>>>>>

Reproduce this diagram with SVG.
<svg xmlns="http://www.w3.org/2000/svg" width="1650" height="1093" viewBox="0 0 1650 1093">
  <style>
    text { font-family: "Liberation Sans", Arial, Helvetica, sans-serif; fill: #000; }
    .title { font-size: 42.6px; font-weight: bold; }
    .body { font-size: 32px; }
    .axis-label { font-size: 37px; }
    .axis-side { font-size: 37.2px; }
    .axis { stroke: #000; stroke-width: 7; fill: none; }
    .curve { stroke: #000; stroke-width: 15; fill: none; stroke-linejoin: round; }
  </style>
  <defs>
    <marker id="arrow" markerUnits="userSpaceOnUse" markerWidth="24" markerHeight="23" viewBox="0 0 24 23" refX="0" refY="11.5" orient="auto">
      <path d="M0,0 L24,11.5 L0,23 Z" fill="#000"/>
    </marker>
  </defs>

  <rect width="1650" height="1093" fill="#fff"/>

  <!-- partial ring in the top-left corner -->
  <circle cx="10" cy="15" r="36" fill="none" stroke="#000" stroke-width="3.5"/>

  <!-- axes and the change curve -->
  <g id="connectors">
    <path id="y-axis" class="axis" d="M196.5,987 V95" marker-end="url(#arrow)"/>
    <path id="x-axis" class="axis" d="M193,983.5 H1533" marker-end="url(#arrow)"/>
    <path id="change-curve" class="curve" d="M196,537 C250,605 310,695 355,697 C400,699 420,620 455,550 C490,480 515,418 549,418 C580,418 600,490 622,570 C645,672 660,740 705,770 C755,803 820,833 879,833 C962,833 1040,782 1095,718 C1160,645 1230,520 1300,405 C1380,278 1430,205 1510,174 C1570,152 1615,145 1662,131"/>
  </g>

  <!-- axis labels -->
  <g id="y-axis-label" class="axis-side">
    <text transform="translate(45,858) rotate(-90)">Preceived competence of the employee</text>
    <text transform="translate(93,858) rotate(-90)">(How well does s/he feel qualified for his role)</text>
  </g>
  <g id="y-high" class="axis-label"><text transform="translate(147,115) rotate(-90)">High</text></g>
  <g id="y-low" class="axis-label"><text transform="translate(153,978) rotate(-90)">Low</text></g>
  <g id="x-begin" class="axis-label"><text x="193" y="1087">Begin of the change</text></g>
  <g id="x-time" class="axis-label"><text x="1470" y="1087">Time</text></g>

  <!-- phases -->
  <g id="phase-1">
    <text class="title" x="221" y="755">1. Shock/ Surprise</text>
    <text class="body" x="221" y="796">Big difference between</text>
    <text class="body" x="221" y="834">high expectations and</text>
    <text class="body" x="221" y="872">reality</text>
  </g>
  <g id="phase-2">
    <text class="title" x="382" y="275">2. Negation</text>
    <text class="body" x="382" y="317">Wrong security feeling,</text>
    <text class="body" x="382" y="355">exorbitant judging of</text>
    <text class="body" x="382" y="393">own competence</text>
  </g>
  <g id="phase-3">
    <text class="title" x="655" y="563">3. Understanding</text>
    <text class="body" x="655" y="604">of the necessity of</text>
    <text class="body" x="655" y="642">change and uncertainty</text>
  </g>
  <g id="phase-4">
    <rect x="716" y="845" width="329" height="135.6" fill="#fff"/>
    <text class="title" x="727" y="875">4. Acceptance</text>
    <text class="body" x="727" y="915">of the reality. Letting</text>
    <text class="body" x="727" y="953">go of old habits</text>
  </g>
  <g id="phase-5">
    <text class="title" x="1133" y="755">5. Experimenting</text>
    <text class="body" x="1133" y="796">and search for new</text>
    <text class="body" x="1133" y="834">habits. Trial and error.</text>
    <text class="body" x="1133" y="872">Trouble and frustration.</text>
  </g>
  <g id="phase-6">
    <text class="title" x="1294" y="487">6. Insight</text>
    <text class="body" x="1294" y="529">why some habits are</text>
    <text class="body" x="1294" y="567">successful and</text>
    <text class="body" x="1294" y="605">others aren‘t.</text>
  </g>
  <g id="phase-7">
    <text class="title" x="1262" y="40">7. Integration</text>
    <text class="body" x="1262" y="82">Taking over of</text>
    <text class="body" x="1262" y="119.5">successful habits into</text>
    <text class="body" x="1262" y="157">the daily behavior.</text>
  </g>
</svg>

<<<<<
>>>>>

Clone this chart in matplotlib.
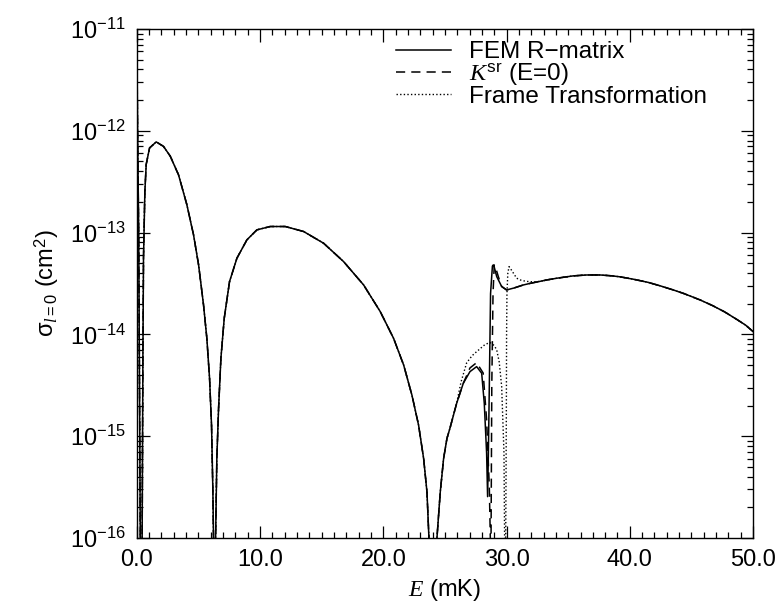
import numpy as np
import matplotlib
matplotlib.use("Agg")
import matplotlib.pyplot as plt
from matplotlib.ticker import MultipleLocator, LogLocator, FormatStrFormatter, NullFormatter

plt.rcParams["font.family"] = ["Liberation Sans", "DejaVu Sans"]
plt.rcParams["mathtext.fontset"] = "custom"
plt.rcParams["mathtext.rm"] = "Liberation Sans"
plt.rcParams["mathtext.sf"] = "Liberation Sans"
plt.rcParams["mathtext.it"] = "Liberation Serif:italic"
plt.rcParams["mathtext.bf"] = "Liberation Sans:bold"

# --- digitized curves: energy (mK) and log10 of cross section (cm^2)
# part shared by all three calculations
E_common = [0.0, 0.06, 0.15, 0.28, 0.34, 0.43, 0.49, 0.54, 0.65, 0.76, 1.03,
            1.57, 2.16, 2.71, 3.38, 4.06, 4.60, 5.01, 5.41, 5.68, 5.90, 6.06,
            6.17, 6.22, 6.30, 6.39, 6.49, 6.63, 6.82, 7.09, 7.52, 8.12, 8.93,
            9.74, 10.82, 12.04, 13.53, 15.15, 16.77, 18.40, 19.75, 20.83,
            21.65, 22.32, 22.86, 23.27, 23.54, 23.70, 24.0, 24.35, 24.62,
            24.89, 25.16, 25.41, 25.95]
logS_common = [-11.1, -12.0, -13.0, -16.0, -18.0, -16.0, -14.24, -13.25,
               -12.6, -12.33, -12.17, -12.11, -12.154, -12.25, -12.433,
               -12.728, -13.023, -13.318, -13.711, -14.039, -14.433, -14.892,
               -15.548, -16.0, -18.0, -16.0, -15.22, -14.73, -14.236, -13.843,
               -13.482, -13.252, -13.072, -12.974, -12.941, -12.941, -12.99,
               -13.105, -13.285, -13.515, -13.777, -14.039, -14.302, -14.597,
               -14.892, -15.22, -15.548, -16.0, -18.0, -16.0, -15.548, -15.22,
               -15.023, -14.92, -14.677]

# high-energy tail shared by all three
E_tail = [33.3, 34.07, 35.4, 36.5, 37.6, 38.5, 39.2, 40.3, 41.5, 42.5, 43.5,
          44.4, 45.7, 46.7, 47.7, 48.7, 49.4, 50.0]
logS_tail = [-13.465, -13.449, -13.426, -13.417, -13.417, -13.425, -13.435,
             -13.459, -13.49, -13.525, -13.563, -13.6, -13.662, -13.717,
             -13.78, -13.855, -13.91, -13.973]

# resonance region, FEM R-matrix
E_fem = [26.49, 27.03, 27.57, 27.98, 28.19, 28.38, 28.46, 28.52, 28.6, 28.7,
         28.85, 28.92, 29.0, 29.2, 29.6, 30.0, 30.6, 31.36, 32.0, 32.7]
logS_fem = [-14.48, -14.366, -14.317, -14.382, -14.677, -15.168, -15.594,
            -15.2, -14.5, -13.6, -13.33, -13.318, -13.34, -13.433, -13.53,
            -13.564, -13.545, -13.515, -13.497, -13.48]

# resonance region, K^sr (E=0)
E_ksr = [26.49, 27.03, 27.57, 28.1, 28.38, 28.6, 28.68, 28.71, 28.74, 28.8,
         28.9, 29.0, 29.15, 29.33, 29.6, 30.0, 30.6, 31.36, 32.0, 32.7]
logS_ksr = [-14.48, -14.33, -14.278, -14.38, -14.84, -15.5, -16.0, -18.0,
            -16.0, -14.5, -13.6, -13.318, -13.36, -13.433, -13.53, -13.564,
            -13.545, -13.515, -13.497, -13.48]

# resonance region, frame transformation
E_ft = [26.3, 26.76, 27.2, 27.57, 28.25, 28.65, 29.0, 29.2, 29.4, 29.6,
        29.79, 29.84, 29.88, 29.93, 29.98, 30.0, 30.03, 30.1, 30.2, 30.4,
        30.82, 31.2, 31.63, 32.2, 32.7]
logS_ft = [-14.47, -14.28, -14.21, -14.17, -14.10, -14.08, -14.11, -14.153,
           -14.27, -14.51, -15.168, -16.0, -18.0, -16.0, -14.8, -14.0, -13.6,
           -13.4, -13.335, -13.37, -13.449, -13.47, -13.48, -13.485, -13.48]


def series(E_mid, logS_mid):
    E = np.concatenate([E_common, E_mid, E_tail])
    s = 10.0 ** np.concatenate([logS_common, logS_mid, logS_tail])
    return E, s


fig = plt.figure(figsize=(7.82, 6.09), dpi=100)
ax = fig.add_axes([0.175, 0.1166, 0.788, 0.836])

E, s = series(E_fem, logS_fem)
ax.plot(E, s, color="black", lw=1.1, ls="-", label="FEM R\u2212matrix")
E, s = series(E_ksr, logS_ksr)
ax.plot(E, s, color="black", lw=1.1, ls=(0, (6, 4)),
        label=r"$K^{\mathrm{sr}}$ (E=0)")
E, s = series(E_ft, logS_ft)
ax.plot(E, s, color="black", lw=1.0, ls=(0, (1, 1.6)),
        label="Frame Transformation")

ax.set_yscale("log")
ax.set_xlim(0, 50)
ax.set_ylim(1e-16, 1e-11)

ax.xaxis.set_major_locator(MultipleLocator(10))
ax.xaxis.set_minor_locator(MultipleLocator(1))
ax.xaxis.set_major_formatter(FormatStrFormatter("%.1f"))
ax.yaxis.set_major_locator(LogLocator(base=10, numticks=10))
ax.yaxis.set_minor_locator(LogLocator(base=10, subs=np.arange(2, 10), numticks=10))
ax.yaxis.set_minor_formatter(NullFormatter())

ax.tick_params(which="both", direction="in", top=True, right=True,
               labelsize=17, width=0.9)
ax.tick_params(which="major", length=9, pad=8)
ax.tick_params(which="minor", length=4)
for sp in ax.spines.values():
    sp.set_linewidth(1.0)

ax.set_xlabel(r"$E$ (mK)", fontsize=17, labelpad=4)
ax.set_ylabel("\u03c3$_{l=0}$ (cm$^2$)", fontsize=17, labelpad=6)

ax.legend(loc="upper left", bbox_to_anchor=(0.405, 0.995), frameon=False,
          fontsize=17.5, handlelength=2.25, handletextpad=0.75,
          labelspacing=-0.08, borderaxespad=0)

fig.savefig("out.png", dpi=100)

<<<<<

EXERCISE DIRECTIONS: Copy all lines from the material that contain "this".

RESPONSE BELOW:
Reproduce this diagram with SVG.
Clone this chart in matplotlib.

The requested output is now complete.